Saturday, September 15, 2012

The fine line between pity and contempt

I was talking with a friend the other day. A friend who's quite focused in their career, but with a huge amount of compassion. A class act, the full package.

And he dazzled with a piece of valuable insight. Insight that squares with what I believe.

"There's a fine line between pity and contempt"

And this guy pointed out that the line is crossed when the person you're talking with continues to suffer, without doing anything to help themselves. External forces will often offer us the position of victim. It's our choice as to whether we choose to assume that role.

So this guy recounts sitting with a coworker who seems to have been treated poorly by their employer. This person was on a countdown to being asked to leave - very methodical. But there were things his coworker could be doing that might change their future. They weren't doing any of those things. No plan As, no plan Bs.

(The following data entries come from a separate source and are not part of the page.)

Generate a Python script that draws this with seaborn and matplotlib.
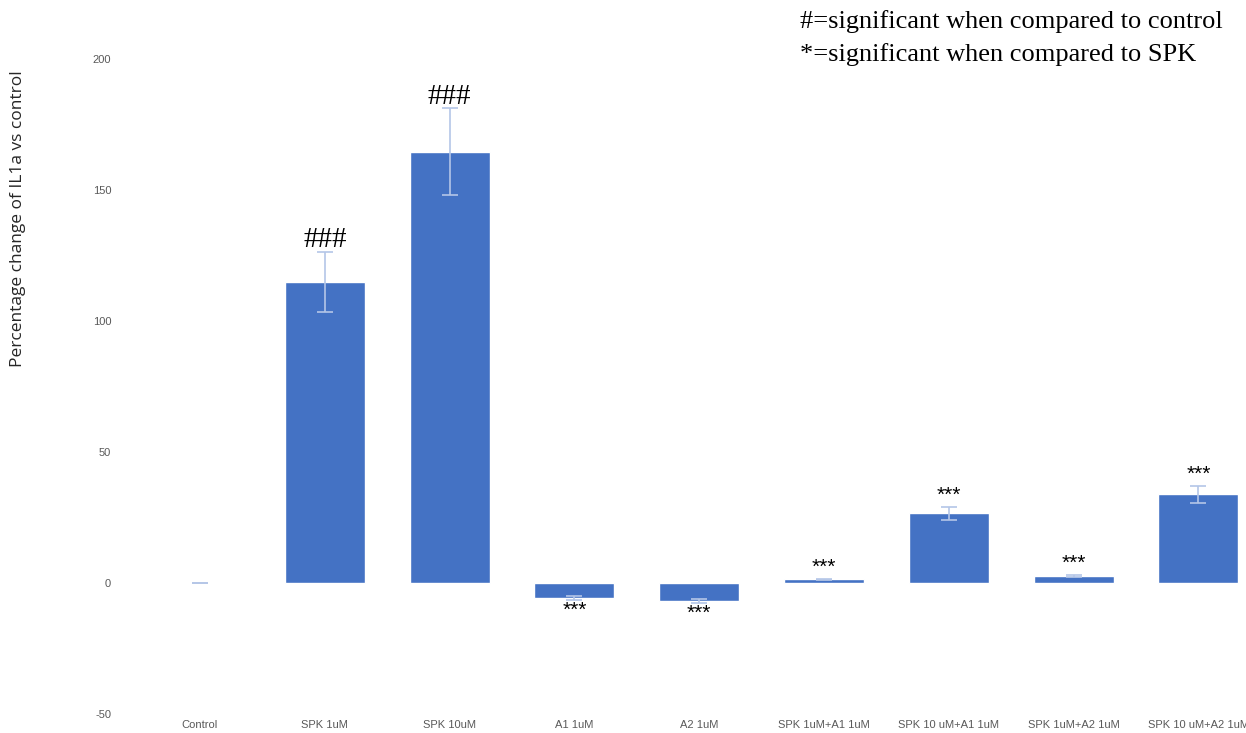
import matplotlib
matplotlib.use("Agg")
import matplotlib.pyplot as plt
import seaborn as sns
import pandas as pd

categories = ["Control", "SPK 1uM", "SPK 10uM", "A1 1uM", "A2 1uM",
              "SPK 1uM+A1 1uM", "SPK 10 uM+A1 1uM", "SPK 1uM+A2 1uM", "SPK 10 uM+A2 1uM"]
values = [0.0, 114.9, 164.6, -5.6, -6.8, 1.4, 26.6, 2.7, 33.9]
errors = [0.0, 11.4, 16.6, 0.8, 0.8, 0.3, 2.6, 0.3, 3.3]
marks = ["", "###", "###", "***", "***", "***", "***", "***", "***"]
y_ticks = [-50, 0, 50, 100, 150, 200]
legend_lines = ["#=significant when compared to control", "*=significant when compared to SPK"]

df = pd.DataFrame({"cat": categories, "val": values})

sns.set_style("white")
fig = plt.figure(figsize=(12.46, 7.33), dpi=100)
ax = fig.add_axes([0.1104, 0.0259, 0.9015, 0.8936])

sns.barplot(data=df, x="cat", y="val", order=categories, color="#4472C4",
            saturation=1, width=0.64, errorbar=None, ax=ax)
xs = list(range(len(categories)))
ax.errorbar(xs, values, yerr=errors, fmt="none", ecolor="#B4C6E7",
            elinewidth=1.2, capsize=6, capthick=1.2, zorder=3)

ax.set_ylim(-50, 200)
ax.set_xlim(-0.5, len(categories) - 0.5)
ax.set_yticks(y_ticks)
ax.set_yticklabels([str(t) for t in y_ticks])
for s in ax.spines.values():
    s.set_visible(False)
ax.tick_params(axis="both", length=0, labelsize=8, colors="#595959")
ax.tick_params(axis="y", pad=19)
ax.tick_params(axis="x", pad=4)
for lbl in ax.get_xticklabels() + ax.get_yticklabels():
    lbl.set_fontfamily("Liberation Sans")
ax.set_xlabel("")
ax.set_ylabel("")

fig.text(18 / 1246, 1 - 219 / 733, "Percentage change of IL1a vs control",
         rotation=90, ha="center", va="center", fontsize=12.5,
         family="Open Sans", color="#262626")

for i, (v, e, m) in enumerate(zip(values, errors, marks)):
    if not m:
        continue
    if m == "###":
        ax.text(i, v + e - 0.5, m, ha="center", va="bottom", fontsize=21,
                family="Liberation Serif", color="black")
    else:
        if v < 0:
            ax.text(i, v - e - 0.3, m, ha="center", va="top", fontsize=15,
                    family="Liberation Sans", color="black")
        else:
            ax.text(i, v + e + 0.8, m, ha="center", va="bottom", fontsize=15,
                    family="Liberation Sans", color="black")

fig.text(800 / 1246, 1 - 22 / 733, legend_lines[0], ha="left", va="center",
         fontsize=19, family="Liberation Serif", color="black")
fig.text(800 / 1246, 1 - 55 / 733, legend_lines[1], ha="left", va="center",
         fontsize=19, family="Liberation Serif", color="black")

fig.savefig("out.png", dpi=100)
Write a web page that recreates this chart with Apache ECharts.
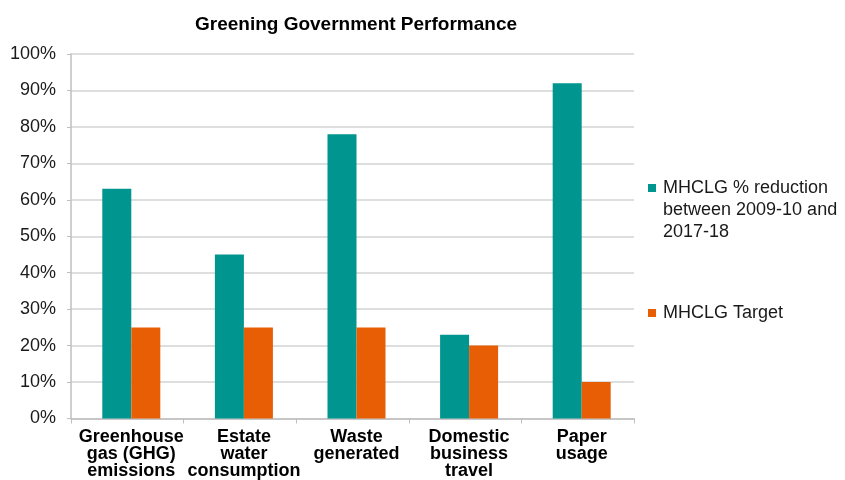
<!DOCTYPE html>
<html>
<head>
<meta charset="utf-8">
<script src="https://cdn.jsdelivr.net/npm/echarts@6/dist/echarts.min.js"></script>
<style>
  html, body { margin: 0; padding: 0; background: #fff; }
  #chart { width: 845px; height: 480px; }
</style>
</head>
<body>
<div id="chart"></div>
<script>
// Greening Government Performance: reduction achieved vs target, per measure
const categories = [
  'Greenhouse\ngas (GHG)\nemissions',
  'Estate\nwater\nconsumption',
  'Waste\ngenerated',
  'Domestic\nbusiness\ntravel',
  'Paper\nusage'
];
const seriesNames = ['MHCLG % reduction\nbetween 2009-10 and\n2017-18', 'MHCLG Target'];
const reduction = [63, 45, 78, 23, 92];
const target = [25, 25, 25, 20, 10];
const yTicks = [0, 10, 20, 30, 40, 50, 60, 70, 80, 90, 100];

const colors = ['#00958f', '#e85e05'];
const font = 'Liberation Sans, Arial, sans-serif';

const chart = echarts.init(document.getElementById('chart'));

// Legend drawn as graphic: small square swatch aligned with the first text line
const legendTops = [177, 302];
const legendGraphics = [];
seriesNames.forEach((name, i) => {
  legendGraphics.push({
    type: 'rect', left: 648, top: legendTops[i] + 7,
    shape: { width: 8, height: 8 },
    style: { fill: colors[i] }
  });
  legendGraphics.push({
    type: 'text', left: 663, top: legendTops[i],
    style: {
      text: name, fill: '#1a1a1a',
      font: '18px ' + font, lineHeight: 22
    }
  });
});

chart.setOption({
  animation: false,
  title: {
    text: 'Greening Government Performance',
    left: 351, top: 10, textAlign: 'center',
    textStyle: { fontFamily: font, fontSize: 19, fontWeight: 'bold', color: '#000' }
  },
  grid: { left: 71, right: 211, top: 54, bottom: 60, containLabel: false },
  xAxis: {
    type: 'category',
    data: categories,
    axisLine: { lineStyle: { color: '#bfbfbf', width: 1.5 } },
    axisTick: { show: true, length: 5, lineStyle: { color: '#bfbfbf' } },
    axisLabel: {
      interval: 0, margin: 10, padding: [0, 0, 0, 8],
      fontFamily: font, fontSize: 18, fontWeight: 'bold', color: '#000', lineHeight: 17
    }
  },
  yAxis: {
    type: 'value', min: 0, max: 100, interval: 10,
    axisLine: { show: true, lineStyle: { color: '#bfbfbf', width: 1.5 } },
    axisTick: { show: true, length: 4, lineStyle: { color: '#bfbfbf' } },
    splitLine: { lineStyle: { color: '#d0d3d4', width: 1.5 } },
    axisLabel: {
      margin: 15,
      fontFamily: font, fontSize: 18, color: '#1a1a1a',
      formatter: v => yTicks.includes(v) ? v + '%' : ''
    }
  },
  series: [
    {
      // empty leading slot: nudges each bar pair slightly right of the category centre
      name: 'lead', type: 'bar', data: [], silent: true,
      itemStyle: { color: 'transparent' }, barWidth: 8, barGap: '0%'
    },
    {
      name: seriesNames[0], type: 'bar', data: reduction,
      itemStyle: { color: colors[0] }, barWidth: 29, barGap: '0%'
    },
    {
      name: seriesNames[1], type: 'bar', data: target,
      itemStyle: { color: colors[1] }, barWidth: 29, barGap: '0%'
    }
  ],
  graphic: legendGraphics
});
</script>
</body>
</html>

I think my friend might have it mostly right. I'd probably see it as a continuum that goes from empathy, through pity to contempt. I think once you're an object of pity it's pretty much all over.

And the best place to play to when someone else holds all the cards is a place where what they do doesn't matter any more. You might not achieve that overnight, but it is worth pursuing.

That's not to say that one doesn't get stuck, sometimes. Bad employers, bad relationships, bad business deals where pursuing a plan B involves a major self image change, a step out of the comfort zone. But choosing danger over victimhood (because of the appearance of security) doesn't seem a choice, to me.

Zapata was said to say "better to die on your feet than live on your knees."